Wednesday 5 March 2014

Marine Wounded in Afghanistan Earns Medal of Honor

A young Marine veteran wounded during a grenade attack in Afghanistan in 2010 will be awarded the nation's top combat valor award, Marine Corp Times reported Wednesday.

William Kyle Carpenter, 24, who has retired, will be only the third Medal of Honor winner from wars in Afghanistan and Iraq. Military Times, citing unnamed sources, said a ceremony would be held later this year.

Carpenter, 21, a lance corporal, covered a grenade to save the life of a friend, Lance Cpl. Nicholas Eufrazio, on Nov. 21, 2010, as they stood guard in the Marjah district of Afghanistan’s Helmand province, Military Times reported. 

Both survived the blast. Carpenter lost his right eye and most of his teeth, his jaw was shattered and his arm was broken in dozens of places. Eufrazio suffered brain damage that left him, until recently, unable to speak, the newspaper reported.

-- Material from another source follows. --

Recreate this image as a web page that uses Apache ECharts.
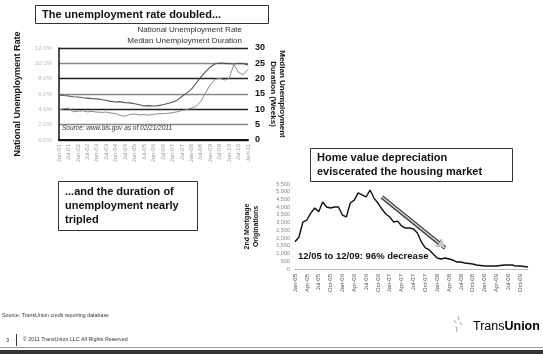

The blast investigation was hampered by a lack of witnesses, Carpenter's loss of any memory of the incident and Eufrazio's inability to speak, the newspaper noted.

But Marine Staff Sgt. Michael Kroll, Carpenter’s platoon sergeant, told the newspaper, “Our feeling has always been that Kyle shielded Nick from that blast.”

“Grenade blasts blow up, they don’t blow down” Christopher Frend, who triaged the soldiers, told the newspaper in 2012. “If he hadn’t done it, what we found would have looked completely different.”

Carpenter remains close with Dakota Meyer, who in 2011 became the first Marine Medal of Honor recipient from the war in Afghanistan. 

The corps’ only other post-9/11 Medal of Honor recipient, Cpl. Jason Dunham, was recognized posthumously for smothering a grenade in Iraq in 2004, Military Times reported.